Aunt Vadge: I got touched through my clothes and now it’s bleeding and sore

  • Veronica Danger Vulvovaginal specialist naturopath
    Author: Aunt Vadge
    Qualified Naturopath | BHSc(N)

Dear Aunt Vadge,

Last night my boyfriend fingered me on top of my clothing, where my urethra is. It was painful, but I was enjoying it. This was the first time I’d done anything since being sexually assaulted last June (not by my boyfriend). Yesterday was also the day my period ended.

After he was done I went to the bathroom, and it stung to pee and I was bleeding. This morning I checked and it’s red and swollen and still hurts a lot – sore even lying down, sitting or walking, and it stings when I pee. I don’t want to tell my parents or a doctor.

Do you think the pain and swelling will go away on its own within a couple of days? Any suggestions? I’m 18 and a virgin.

Sincerely,
Pained
Age: 18
Country: United States


Dear Pained,

First, I’m so sorry you were assaulted. None of that was your fault, and reopening the door to intimacy afterwards can be really hard – it’s completely understandable if sex and touch feel complicated now. If you ever want to talk to someone, a confidential sexual assault support service can help you work through it at your own pace, with no pressure and no need to involve anyone you don’t want to.

Now to what happened last night. The most important thing to know is that sex, fingering, any of it, should not hurt. Rubbing your vulva through clothing can be surprisingly rough – the fabric is dry and firm, and it can graze and damage the delicate skin, which is what seems to have happened here.

My rule for you: never let anything carry on during sex if it’s causing you pain. There are so many ways to feel good, and pain is a signal that something’s wrong and your skin is getting hurt. You’re always allowed to say stop.

Sit down with your boyfriend and read Sex 101, fingering basics, and our guide to cunnilingus, and look at the diagrams in Vag Basics so you both understand your anatomy. None of us is taught how to touch a vagina well, and it doesn’t matter how many he’s touched before – he doesn’t know yours, so it’s worth learning together. It has to feel good, or it isn’t really sex.
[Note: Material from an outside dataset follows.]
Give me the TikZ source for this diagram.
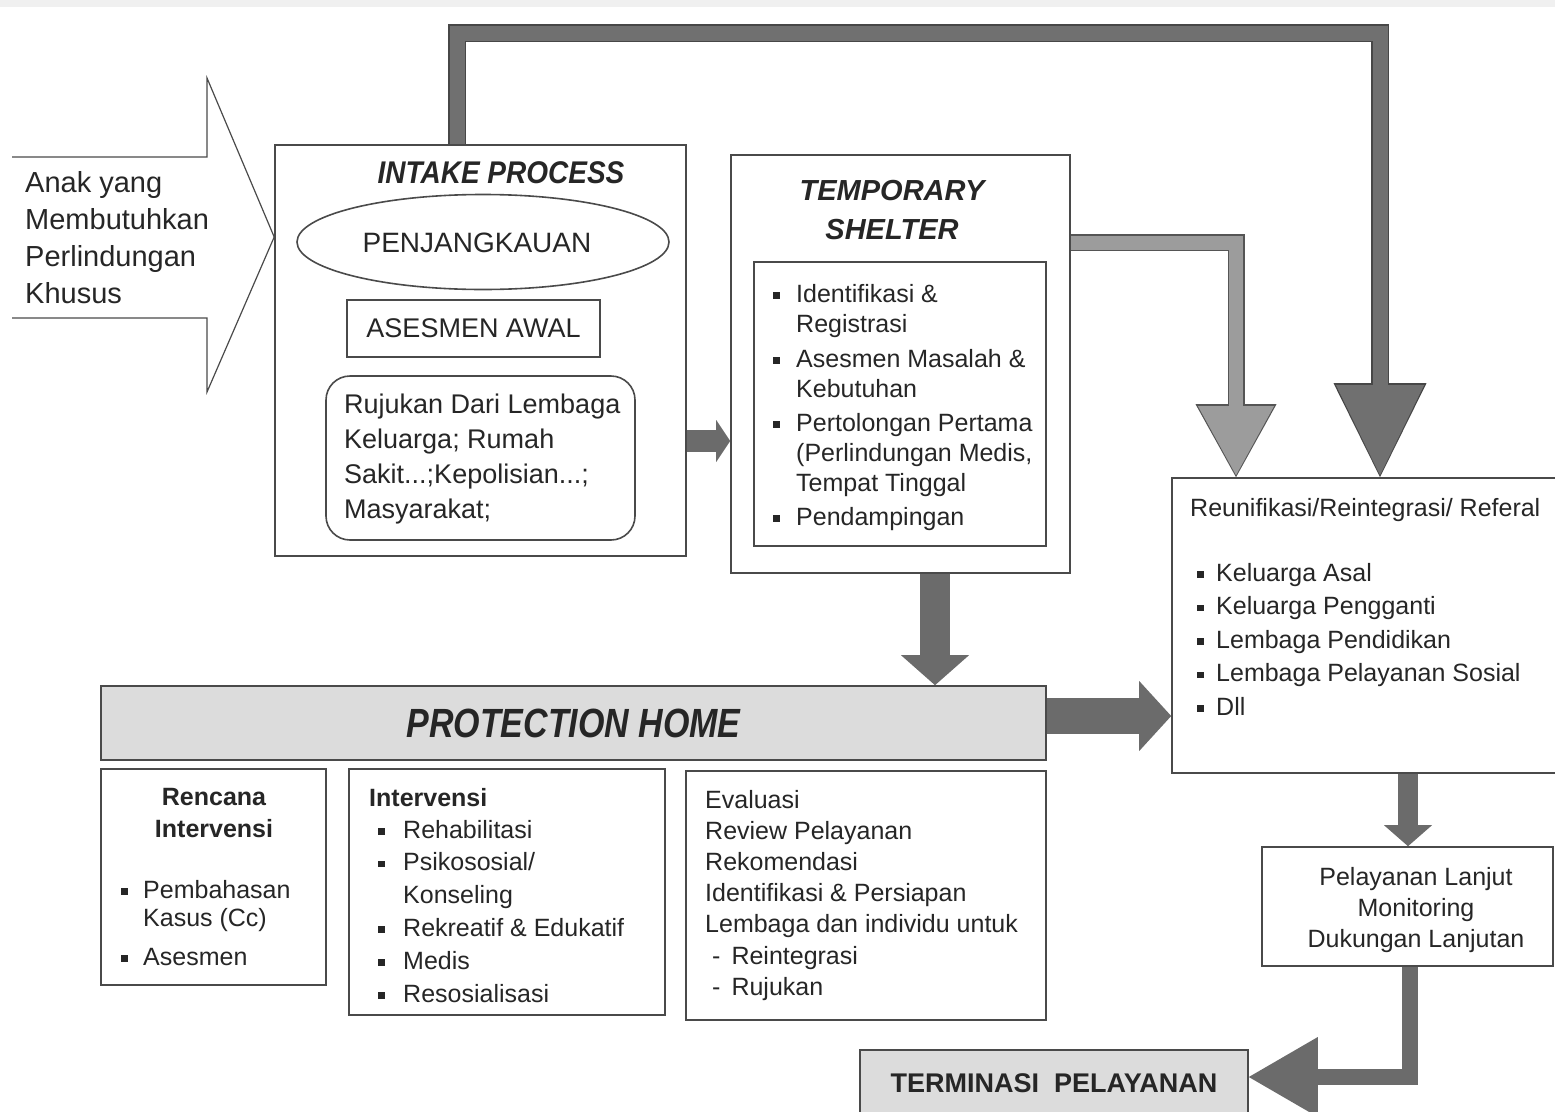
\documentclass[tikz,border=0pt]{standalone}
\usepackage{fontspec}
\usepackage{graphicx}
\setmainfont{Liberation Sans}
\usetikzlibrary{shapes.geometric,arrows.meta}
\definecolor{ink}{HTML}{262626}
\definecolor{frame}{HTML}{4A4A4A}
\definecolor{darkarr}{HTML}{707070}
\definecolor{darkrim}{HTML}{474747}
\definecolor{lightarr}{HTML}{9C9C9C}
\definecolor{lightrim}{HTML}{555555}
\definecolor{midarr}{HTML}{6B6B6B}
\definecolor{panel}{HTML}{DCDCDC}
\definecolor{topband}{HTML}{F0F0F0}
\newcommand{\sqb}{\rule[3.5pt]{6.5pt}{6.5pt}}
\begin{document}
\begin{tikzpicture}[x=1pt,y=-1pt,
  box/.style={draw=frame,line width=1.6pt,fill=white,inner sep=0pt},
  txt/.style={text=ink,inner sep=0pt,anchor=base west,font=\fontsize{25}{30}\selectfont},
  ctxt/.style={txt,anchor=base},
  headtxt/.style={text=ink,inner sep=0pt,font=\bfseries\itshape\fontsize{28}{34}\selectfont},
  looparr/.style={draw=darkarr,line width=15pt,shorten >=2pt,
    -{Triangle[length=90pt,width=88pt,line width=0pt]},
    preaction={draw=darkrim,line width=18pt,shorten >=0pt,
      -{Triangle[length=94pt,width=93pt,line width=0pt]}}},
  sidearr/.style={draw=lightarr,line width=14pt,shorten >=2pt,
    -{Triangle[length=69pt,width=76pt,line width=0pt]},
    preaction={draw=lightrim,line width=17pt,shorten >=0pt,
      -{Triangle[length=73pt,width=81pt,line width=0pt]}}},
  fat/.style={draw=midarr,line width=#1}]
\useasboundingbox (0,0) rectangle (1555,1111);
\fill[topband] (0,0) rectangle (1555,7);

\node[box,minimum width=411,minimum height=411] (intake) at (480.5,350.5) {};
\node[headtxt] (intaketitle) at (501,173) {\scalebox{1}[1.12]{INTAKE PROCESS}};
\node[box,ellipse,minimum width=372,minimum height=95] (reach) at (483,242) {};
\node[text=ink,inner sep=0pt,font=\fontsize{28}{34}\selectfont] (reachtxt) at (477,243) {PENJANGKAUAN};
\node[box,minimum width=253,minimum height=57,text=ink,font=\fontsize{27}{32}\selectfont] (asesmen) at (473.5,328.5) {ASESMEN AWAL};
\node[box,rounded corners=24pt,minimum width=309,minimum height=164] (referral) at (480.5,458) {};
\node[txt,font=\fontsize{27}{35}\selectfont] (referraltxt) at (344,413) {\begin{tabular}[t]{@{}l@{}}
Rujukan Dari Lembaga\\ Keluarga; Rumah\\ Sakit...;Kepolisian...;\\ Masyarakat;\end{tabular}};

\draw[frame,line width=1.2pt] (12,157) -- (207,157) -- (207,78) -- (intake.west |- 0,237) -- (207,392) -- (207,318) -- (12,318);
\node[txt,font=\fontsize{29}{37}\selectfont] (anak) at (25,192) {\begin{tabular}[t]{@{}l@{}}
Anak yang\\ Membutuhkan\\ Perlindungan\\ Khusus\end{tabular}};

\node[box,minimum width=339,minimum height=418] (shelter) at (900.5,364) {};
\node[headtxt,anchor=base,font=\bfseries\itshape\fontsize{29}{39}\selectfont] (sheltertitle) at (892,200.5) {\begin{tabular}[t]{@{}c@{}}TEMPORARY\\ SHELTER\end{tabular}};
\node[box,minimum width=292,minimum height=284] (shelterbox) at (900,404) {};
\node[txt] (shelterlist) at (773,302) {\begin{tabular}[t]{@{}l@{\hspace{16.5pt}}l@{}}
\sqb & Identifikasi \&\\
    & Registrasi\\[5pt]
\sqb & Asesmen Masalah \&\\
    & Kebutuhan\\[4pt]
\sqb & Pertolongan Pertama\\
    & (Perlindungan Medis,\\
    & Tempat Tinggal\\[4pt]
\sqb & Pendampingan
\end{tabular}};

\node[box,minimum width=390,minimum height=295] (reun) at (1367,625.5) {};
\node[txt] (reuntitle) at (1190,516) {Reunifikasi/Reintegrasi/ Referal};
\node[txt,font=\fontsize{25}{33.5}\selectfont] (reunlist) at (1197,581) {\begin{tabular}[t]{@{}l@{\hspace{12.5pt}}l@{}}
\sqb & Keluarga Asal\\
\sqb & Keluarga Pengganti\\
\sqb & Lembaga Pendidikan\\
\sqb & Lembaga Pelayanan Sosial\\
\sqb & Dll
\end{tabular}};

\node[box,fill=panel,minimum width=945,minimum height=74,text=ink,font=\bfseries\itshape\fontsize{34}{40}\selectfont] (home) at (573.5,723) {\scalebox{1}[1.2]{PROTECTION HOME}};

\node[box,minimum width=225,minimum height=216] (plan) at (213.5,877) {};
\node[ctxt,font=\bfseries\fontsize{25}{32}\selectfont] (plantitle) at (214,805) {\begin{tabular}[t]{@{}c@{}}Rencana\\ Intervensi\end{tabular}};
\node[txt,font=\fontsize{25}{28}\selectfont] (planlist) at (121,898) {\begin{tabular}[t]{@{}l@{\hspace{15.5pt}}l@{}}
\sqb & Pembahasan\\
    & Kasus (Cc)\\[11pt]
\sqb & Asesmen
\end{tabular}};

\node[box,minimum width=316,minimum height=246] (intv) at (507,892) {};
\node[txt,font=\bfseries\fontsize{25}{32}\selectfont] (intvtitle) at (369,806) {Intervensi};
\node[txt,font=\fontsize{25}{32.8}\selectfont] (intvlist) at (378,838) {\begin{tabular}[t]{@{}l@{\hspace{18.5pt}}l@{}}
\sqb & Rehabilitasi\\
\sqb & Psikososial/\\
    & Konseling\\
\sqb & Rekreatif \& Edukatif\\
\sqb & Medis\\
\sqb & Resosialisasi
\end{tabular}};

\node[box,minimum width=360,minimum height=249] (eval) at (866,895.5) {};
\node[txt,font=\fontsize{25}{31.2}\selectfont] (evallist) at (705,808) {\begin{tabular}[t]{@{}l@{}}
Evaluasi\\ Review Pelayanan\\ Rekomendasi\\ Identifikasi \& Persiapan\\ Lembaga dan individu untuk\\
\hspace*{7pt}-\hspace{11pt}Reintegrasi\\ \hspace*{7pt}-\hspace{11pt}Rujukan
\end{tabular}};

\node[box,minimum width=291,minimum height=119] (follow) at (1407.5,906.5) {};
\node[ctxt,font=\fontsize{25}{31}\selectfont] (followtxt) at (1416,885) {\begin{tabular}[t]{@{}c@{}}
Pelayanan Lanjut\\ Monitoring\\ Dukungan Lanjutan\end{tabular}};

\node[box,fill=panel,minimum width=388,minimum height=66,text=ink,font=\bfseries\fontsize{27}{32}\selectfont] (term) at (1054,1083) {TERMINASI\ \ PELAYANAN};

\draw[looparr] (intake.north -| 457,0) |- (1380,33) -- (1380,0 |- reun.north);
\draw[sidearr] (shelter.east |- 0,242.5) -| (1236,0 |- reun.north);
\draw[fat=22pt,-{Triangle[length=14pt,width=42pt,line width=0pt]}] (intake.east |- 0,441) -- (shelter.west |- 0,441);
\draw[fat=30pt,-{Triangle[length=30pt,width=68pt,line width=0pt]}] (shelter.south -| 935,0) -- (home.north -| 935,0);
\draw[fat=36pt,-{Triangle[length=32pt,width=70pt,line width=0pt]}] (home.east |- 0,716) -- (reun.west |- 0,716);
\draw[fat=20pt,-{Triangle[length=21pt,width=48pt,line width=0pt]}] (reun.south -| 1408,0) -- (follow.north -| 1408,0);
\draw[fat=16pt,-{Triangle[length=69pt,width=80pt,line width=0pt]}] (follow.south -| 1410,0) |- (term.east |- 0,1077);
\end{tikzpicture}
\end{document}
One thing to point out: your urethra (your pee-hole) isn’t an erogenous zone, and it’s delicate, so it’s best left alone during sex. It sounds like he was aiming for your clitoris and landed in the wrong spot. With a bit of shared reading and your guidance, that’s an easy fix.

For the soreness right now, a minor graze like this usually calms down within a few days. Our guide on how to deal with cuts and tears from fingering walks you through soothing it and what to expect. Be gentle with the area, wear soft cotton, and skip any more friction until it’s healed.

One safety note, because you mentioned stinging when you pee and some bleeding. If that stinging or bleeding is still going on after a day or two, or you develop a fever, can’t pass urine, or the swelling gets worse rather than better, please get it looked at – that combination can point to a urine infection or a deeper graze that needs a little help. A sexual health clinic is a confidential option, and you don’t have to involve your parents to be seen.

Write any time.

Warmest regards,
Aunt Vadge

This is general information, not a substitute for personalised medical advice.